レートが高い方を上位者、低い方を下位者と呼ぶことにすると

勝率の指標(レート差⊿R)

⊿R=  0 ⇒ 勝率は両者共に50%
⊿R=100 ⇒ 勝率は上位者64%・下位者36%
⊿R=200 ⇒ 勝率は上位者76%・下位者24%
⊿R=300 ⇒ 勝率は上位者85%・下位者15%
⊿R=400 ⇒ 勝率は上位者91%・下位者 9%

オンライン将棋対局場でのレート変動は以下の通り
⊿R=  0 ⇒ 勝者+16、敗者-16

⊿R=200 ⇒ 上位者勝利+ 8、下位者敗北- 8
         上位者敗北-24、下位者勝利+24

⊿R≧400 ⇒ 上位者勝利+ 1、下位者敗北- 1
         上位者敗北-31、下位者勝利+31

さて、非公式ではあるが順位戦別のプロ棋士のレートを算出しているサイトがあるので興味があれば、下記リンクを参照されたい。

レートが1750を超えている棋士は安定してハイクオリティな将棋を指しているものと自分は見ている。藤井二冠のレートはぶっちぎりの1位で2021年4月29日現在で2024と唯一人2000の大台に乗っている。本来ならA級に在籍していない方がおかしいレートであることからして、来期のB級1組で昇級することが期待される。2位の渡辺名人は1943と80ほど差をつけられている。

このデータを全面的に信用するとしよう。藤井二冠と渡辺名人が対戦した場合の勝率は上記の指標からすると60%対40%くらいになるし、それ以上にレート差⊿Rがある棋士との対戦では藤井二冠の勝率は更に上がるものと予想される。実際に数値通りの勝敗になるとは限らないが、現時点におけるプロ棋士の強さを相対的に数値化したレートを見比べた方が一般人にとっては分かりやすい気がする。
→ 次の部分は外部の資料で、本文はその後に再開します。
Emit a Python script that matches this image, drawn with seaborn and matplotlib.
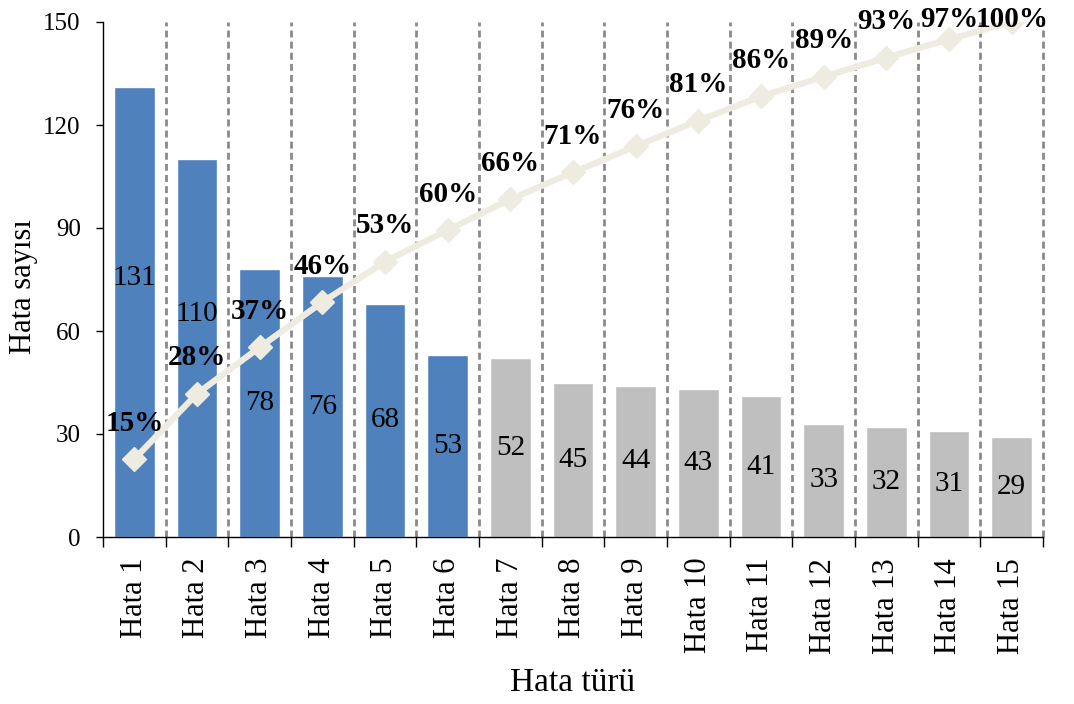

このままのレートで推移したとすると、レートの数値通り2024年頃には藤井二冠はタイトルの独占に挑戦しているかもしれない……。

タイトル独占にまつわる将棋界のドラマとか

タイトル独占で思い出すのは第44期王将戦だろう。1995年1月17日、阪神大震災が発生した。神戸出身で被災した谷川王将は時の羽生六冠の挑戦を受けて立つこととなり、世間は「羽生、初の七冠独占なるか!?」と大いに注目した。プロ棋士からすれば、自分以外がタイトルを独占するのは面白くないし、屈辱でもある。そういった背景もありつつ、谷川王将は羽生六冠との王将防衛戦に臨んだのであった。

勝負は両者3勝3敗とお互いに譲らず、最終第7局までもつれた。千日手指直しが入った激闘の末、最後の最後に谷川王将が勝って見事 ”王将” を防衛し、被災地・神戸を勇気づけたのはとてもドラマティックであった(翌年、羽生六冠は保持したタイトルを全て防衛し、王将を奪取して七冠を達成した)。

ちなみに「がんばろうKOBE」を合言葉に戦ったイチローを擁するオリックスもこの年優勝している。戦う理由、勝ちたい理由が明確にある時、人やチームには別次元の力が宿るのかもしれない。